Second, the petitioners argued that the state acceded to the union to become an “integral part of India”, four representatives from the state were part of the Constituent Assembly and “participated in the making of the Indian Constitution”. “Therefore, no special provision was made in the Indian Constitution giving special status/treatment to the state of Jammu & Kashmir,” the petitioners reasoned.
But the focus of this petition is the validity of constitutional orders passed by the president, first limiting the powers of Parliament to make laws for the state of Jammu and Kashmir and then allowing provisions for permanent residentship. Article 35A was inserted in 1954 through the “Constitution (Application to Jammu & Kashmir) Order 1954”. These orders were passed according to powers given to the president under Article 370.

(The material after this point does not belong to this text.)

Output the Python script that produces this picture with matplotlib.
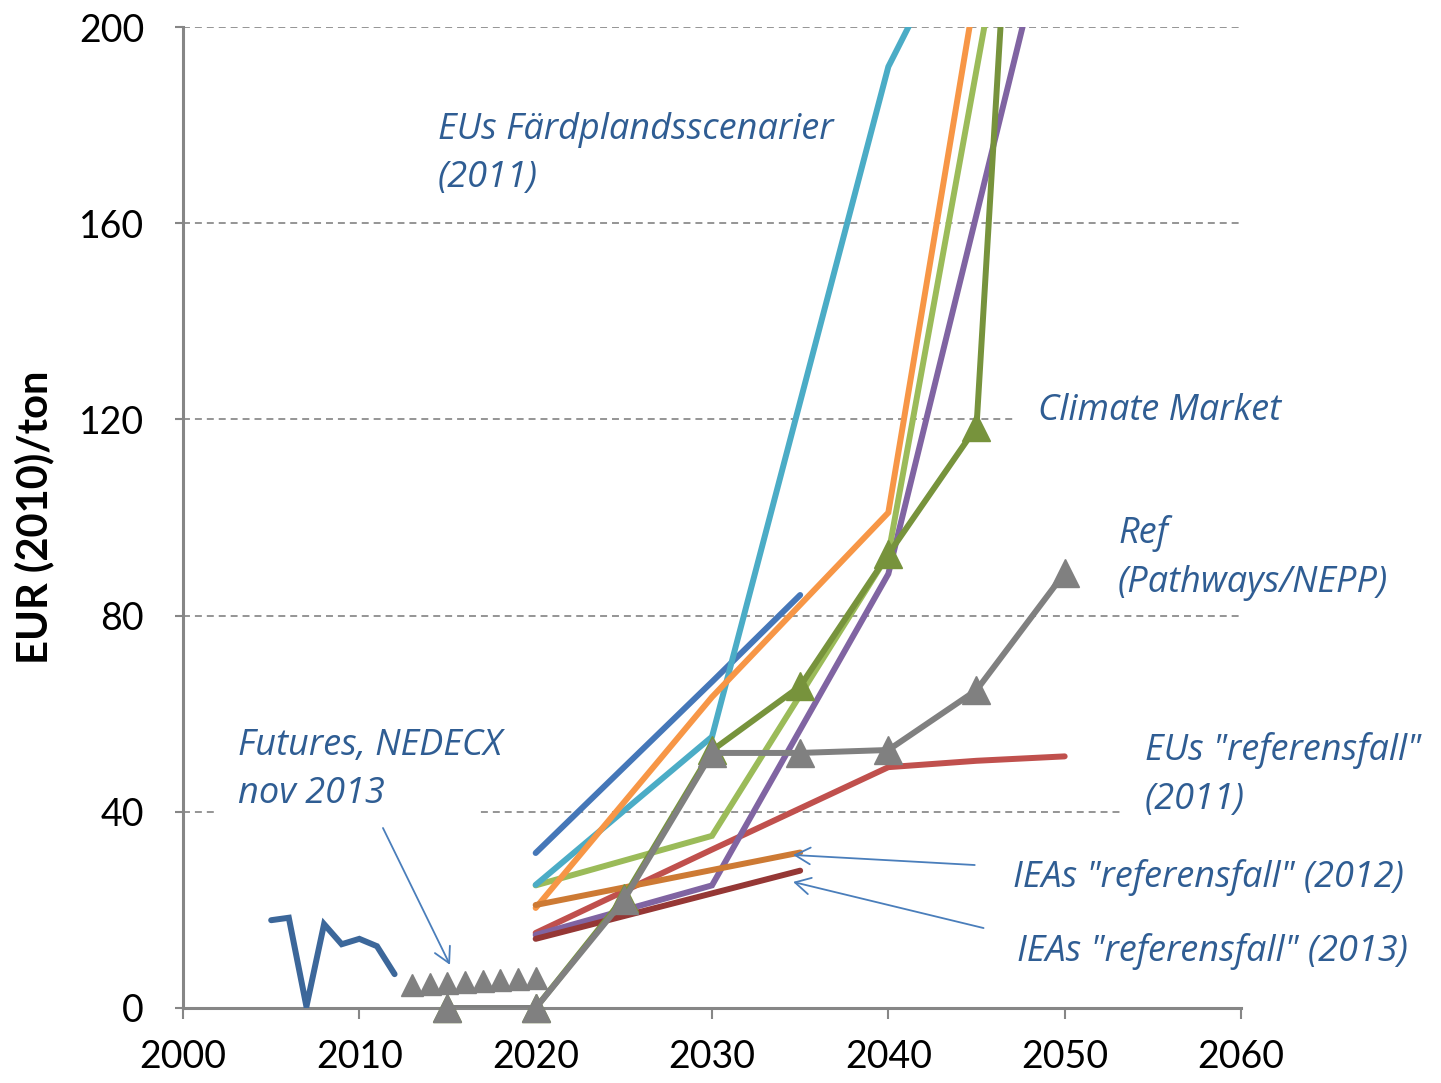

But the petition points to Article 368 (i) of the Constitution, which says that amendments could be made by Parliament alone. “By this provision, act of amendment, variation or repeal is excluded by any other contained in the Constitution including Article 370 of the Constitution of India,” they argued. Building on this, they concluded that it was “beyond the president’s jurisdiction” to pass the order of 1954.

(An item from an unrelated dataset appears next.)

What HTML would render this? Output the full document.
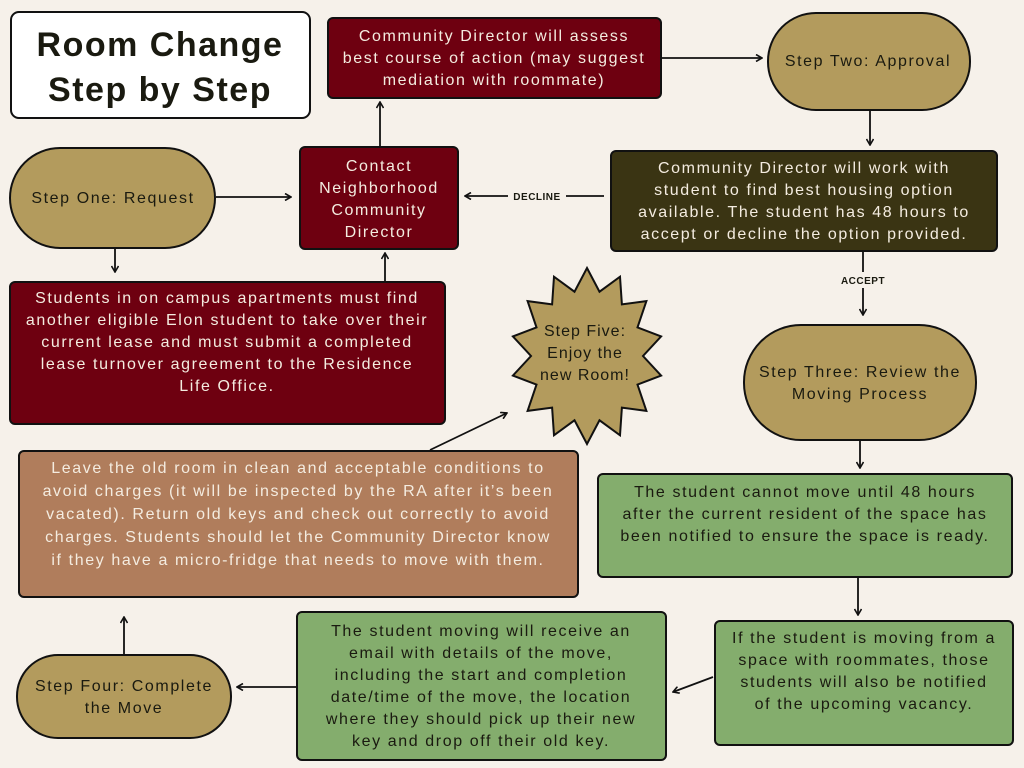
<!DOCTYPE html>
<html><head><style>
body{margin:0;background:#f6f1ea}
svg{display:block}
text{font-family:"Liberation Sans",sans-serif;font-size:16px;letter-spacing:1.6px}
.w{fill:#f4ece0}.k{fill:#1a1a10}
</style></head><body>
<svg width="1024" height="768" viewBox="0 0 1024 768" xmlns="http://www.w3.org/2000/svg">
<defs><marker id="a" markerWidth="8" markerHeight="8" refX="7" refY="4" orient="auto" markerUnits="userSpaceOnUse"><path d="M1,0.5 L7,4 L1,7.5" fill="none" stroke="#111" stroke-width="1.6"/></marker></defs>
<rect width="1024" height="768" fill="#f6f1ea"/>
<g stroke="#111" stroke-width="2">
<rect x="11" y="12" width="299" height="106" rx="8" fill="#fff"/>
<rect x="328" y="18" width="333" height="80" rx="5" fill="#6e0010"/>
<rect x="768" y="13" width="202" height="97" rx="48" fill="#b39b5d"/>
<rect x="10" y="148" width="205" height="100" rx="50" fill="#b39b5d"/>
<rect x="300" y="147" width="158" height="102" rx="5" fill="#6e0010"/>
<rect x="611" y="151" width="386" height="100" rx="5" fill="#3a3413"/>
<rect x="10" y="282" width="435" height="142" rx="5" fill="#6e0010"/>
<rect x="744" y="325" width="232" height="115" rx="57" fill="#b39b5d"/>
<rect x="19" y="451" width="559" height="146" rx="5" fill="#b07d5c"/>
<rect x="598" y="474" width="414" height="103" rx="5" fill="#84ad6d"/>
<rect x="715" y="621" width="298" height="124" rx="5" fill="#84ad6d"/>
<rect x="297" y="612" width="369" height="148" rx="5" fill="#84ad6d"/>
<rect x="17" y="655" width="214" height="83" rx="41" fill="#b39b5d"/>
<polygon fill="#b39b5d" points="587,268 599.5,291.7 620,276.7 621.9,304.4 646.4,301.1 637.5,327.4 661.1,336.4 643,356 661.1,375.6 637.5,384.6 646.4,410.9 621.9,407.6 620,435.3 599.5,420.3 587,444 574.5,420.3 554,435.3 552.1,407.6 527.6,410.9 536.5,384.6 512.9,375.6 531,356 512.9,336.4 536.5,327.4 527.6,301.1 552.1,304.4 554,276.7 574.5,291.7"/>
</g>
<g stroke="#111" stroke-width="1.8" fill="none" marker-end="url(#a)">
<line x1="216" y1="197" x2="291" y2="197"/>
<line x1="604" y1="196" x2="465" y2="196"/>
<line x1="380" y1="146" x2="380" y2="102"/>
<line x1="662" y1="58" x2="762" y2="58"/>
<line x1="870" y1="111" x2="870" y2="145"/>
<line x1="863" y1="252" x2="863" y2="315"/>
<line x1="115" y1="249" x2="115" y2="272"/>
<line x1="385" y1="281" x2="385" y2="253"/>
<line x1="860" y1="441" x2="860" y2="468"/>
<line x1="858" y1="578" x2="858" y2="615"/>
<line x1="713" y1="677" x2="673" y2="692"/>
<line x1="296" y1="687" x2="237" y2="687"/>
<line x1="124" y1="654" x2="124" y2="617"/>
<line x1="430" y1="450" x2="507" y2="413"/>
</g>
<rect x="508" y="188" width="58" height="16" fill="#f6f1ea"/>
<rect x="834" y="272" width="56" height="16" fill="#f6f1ea"/>
<text x="537" y="200" text-anchor="middle" style="font-size:10px;font-weight:bold;letter-spacing:0.5px" class="k">DECLINE</text>
<text x="863" y="284" text-anchor="middle" style="font-size:10px;font-weight:bold;letter-spacing:0.5px" class="k">ACCEPT</text>
<g text-anchor="middle">
<text x="160" y="56" style="font-size:34px;font-weight:bold;letter-spacing:1.5px" class="k">Room Change</text>
<text x="160" y="101" style="font-size:34px;font-weight:bold;letter-spacing:1.5px" class="k">Step by Step</text>
<g class="w">
<text x="494" y="41">Community Director will assess</text>
<text x="494" y="63">best course of action (may suggest</text>
<text x="494" y="85">mediation with roommate)</text>
<text x="379" y="171">Contact</text>
<text x="379" y="193">Neighborhood</text>
<text x="379" y="215">Community</text>
<text x="379" y="237">Director</text>
<text x="804" y="173">Community Director will work with</text>
<text x="804" y="195">student to find best housing option</text>
<text x="804" y="217">available. The student has 48 hours to</text>
<text x="804" y="239">accept or decline the option provided.</text>
<text x="227" y="303">Students in on campus apartments must find</text>
<text x="227" y="325">another eligible Elon student to take over their</text>
<text x="227" y="347">current lease and must submit a completed</text>
<text x="227" y="369">lease turnover agreement to the Residence</text>
<text x="227" y="391">Life Office.</text>
<text x="298" y="473">Leave the old room in clean and acceptable conditions to</text>
<text x="298" y="496">avoid charges (it will be inspected by the RA after it’s been</text>
<text x="298" y="519">vacated). Return old keys and  check out correctly to avoid</text>
<text x="298" y="542">charges. Students should let the Community Director know</text>
<text x="298" y="565">if they have a micro-fridge that needs to move with them.</text>
</g>
<g class="k">
<text x="868" y="66">Step Two: Approval</text>
<text x="113" y="203">Step One: Request</text>
<text x="860" y="377">Step Three: Review the</text>
<text x="860" y="399">Moving Process</text>
<text x="585" y="336" style="letter-spacing:1px">Step Five:</text>
<text x="585" y="358" style="letter-spacing:1px">Enjoy the</text>
<text x="585" y="380" style="letter-spacing:1px">new Room!</text>
<text x="124" y="691">Step Four: Complete</text>
<text x="124" y="713">the Move</text>
<text x="805" y="497">The student cannot move until 48 hours</text>
<text x="805" y="519">after the current resident of the space has</text>
<text x="805" y="541">been notified to ensure the space is ready.</text>
<text x="864" y="643">If the student is moving from a</text>
<text x="864" y="665">space with roommates, those</text>
<text x="864" y="687">students will also be notified</text>
<text x="864" y="709">of the upcoming vacancy.</text>
<text x="481" y="636">The student moving will receive an</text>
<text x="481" y="658">email with details of the move,</text>
<text x="481" y="680">including the start and completion</text>
<text x="481" y="702">date/time of the move, the location</text>
<text x="481" y="724">where they should pick up their new</text>
<text x="481" y="746">key and drop off their old key.</text>
</g>
</g>
</svg>
</body></html>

“The President of India under the garb of a temporary provision i.e. Article 370 (1) cannot amend the Constitution by incorporating a new Article of permanent nature,” the petitioners argued. They also referred to two past judgments of the Supreme Court which explored the powers of the President to modify constitutional provisions. The president only had the power to tweak existing provisions, they said, but in the case of Article 35A, an entirely new provision had been introduced through a presidential order.
The petition also objects to Article 35A on the grounds that it creates “two classes of citizens”, which violates the right to equality under Article 14 of the Constitution. Finally, the petition concludes, the “radical changes” in the “socio political scenario” in Jammu and Kashmir had made the order of 1954 “irrelevant and redundant”.